Komisi I DPRD Kalsel Gelar RDP Tindaklanjuti Laporan Sengketa Lahan di Tanbu
Banjarmasin – Komisi I Dewan Perwakilan Rakyat Daerah (DPRD) Provinsi Kalimantan Selatan (Kalsel) gelar Rapat Dengar Pendapat (RDP), Kamis (31/8) siang bersama pihak terkait, bertempat Ruang Komisi I Lantai IV DPRD Provinsi Kalsel sebagai upaya tindaklanjuti surat dari Law Firm Hade Seno, SE, SH, & Partner Advokat & Konsultan Hukum Nomor 230018/SPM-DPRD/Lf-HAS/VII/2023 yang memohon bantuan difasilitasi penyelesaian masalah lahan masyarakat yang diduga dikuasai tanpa hak oleh PT Borneo Indobara (PT. BIB) di wilayah Angsana, Tanah Bumbu (Tanbu).

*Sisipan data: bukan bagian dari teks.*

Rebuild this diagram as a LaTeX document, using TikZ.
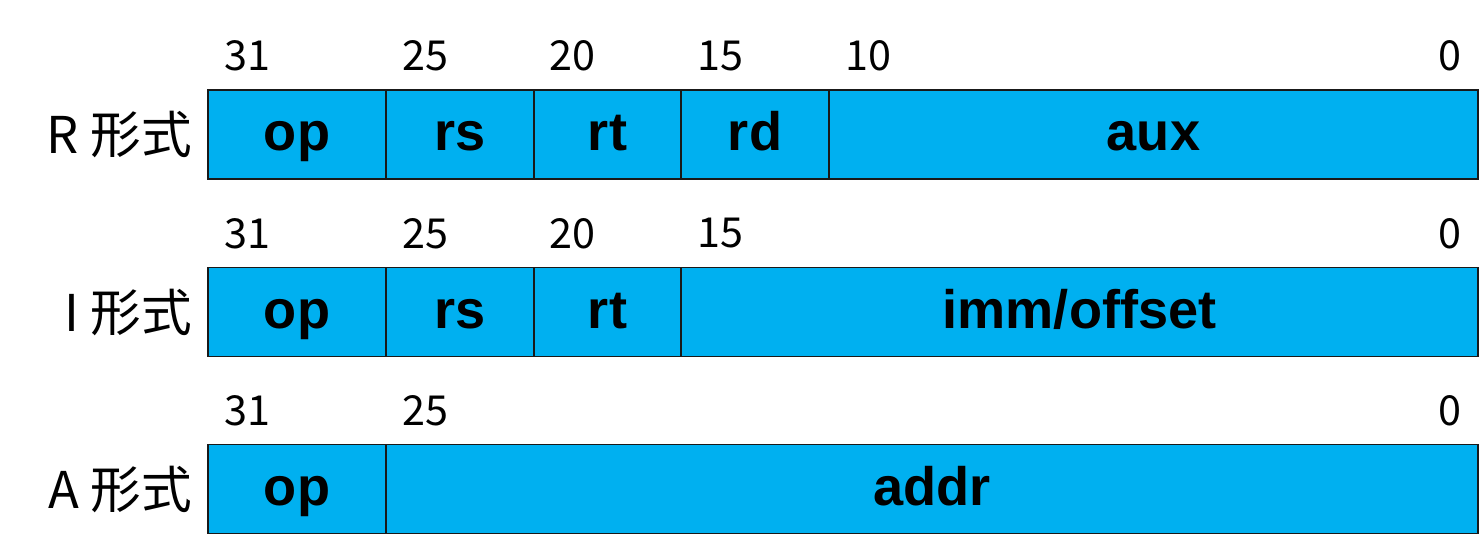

Sekretaris Komisi I DPRD Provinsi Kalsel, H. Suripno Sumas, M.H., ditemui setelah RDP mengatakan ada beberapa hal yang menjadi titik kritis yang harus diselesaikan secara bersama-sama terkait sengketa lahan ini.
“Disatu sisi masyarakat adalah pemilik Sertifikat Hak Milik yang terbit di tahun 1983. Kemudian sisi lainnya PT BIB adalah perusahaan tambang batu bara yang legal, telah memiliki perizinan, baik itu perizinan domisili, perizinan pertambangan, dan juga izin lahan,” ungkap Suripno.
Ia juga menambahkan adanya ketidaksamaan data antara Dinas Tenaga Kerja & Transmigrasi (Disnakertrans) Provinsi Kalsel dan Dinas Kehutanan (Dishut) Provinsi Kalsel, sehingga diperlukan overlay peta guna melihat apakah memang ada tumpang tindih penguasaan, hal ini berkaitan dengan dana tali asih yang diberikan perusahaan untuk masyarakat.
“Dari penjelasan dari Dinas Transmigrasi, lahan yang ada sertifikatnya itu bukan dalam kawasan hutan, sedangkan bagi Dinas Kehutanan lahan itu berada di daerah kawasan hutan, yang menurut aturan Dishut itu tidak boleh dimiliki baik itu hak milik, hak guna usaha, hingga hak guna bangunan, nah sehingga PT BIB tidak bisa memberikan uang tali asih kepada pihak masyarakat,” terang Suripno.
Menindaklanjuti permasalahan ini, Komisi I DPRD Kalsel menyarankan dibentuk sebuah tim untuk mengumpulkan serta menyingkronkan data-data dari masing-masing pihak untuk mencapai win-win solution.
“Akhirnya kita buat satu keimpulan, tim itu dibentuk dan leading sector-nya adalah Pemeritah Kabupate Tanah Bumbu, ditambah anggotanya perwakilan dari PT BIB, Dinas Kehutanan, Dinas Transmigrasi, BPN, dan wakil masyarakat untuk menentukan bahwa kawasan itu benar-benar ada di kawasan transmigrasi. Kita juga khawatir yang disengketakan ini ternyata adalah beda titik koordinat,” tutupnya.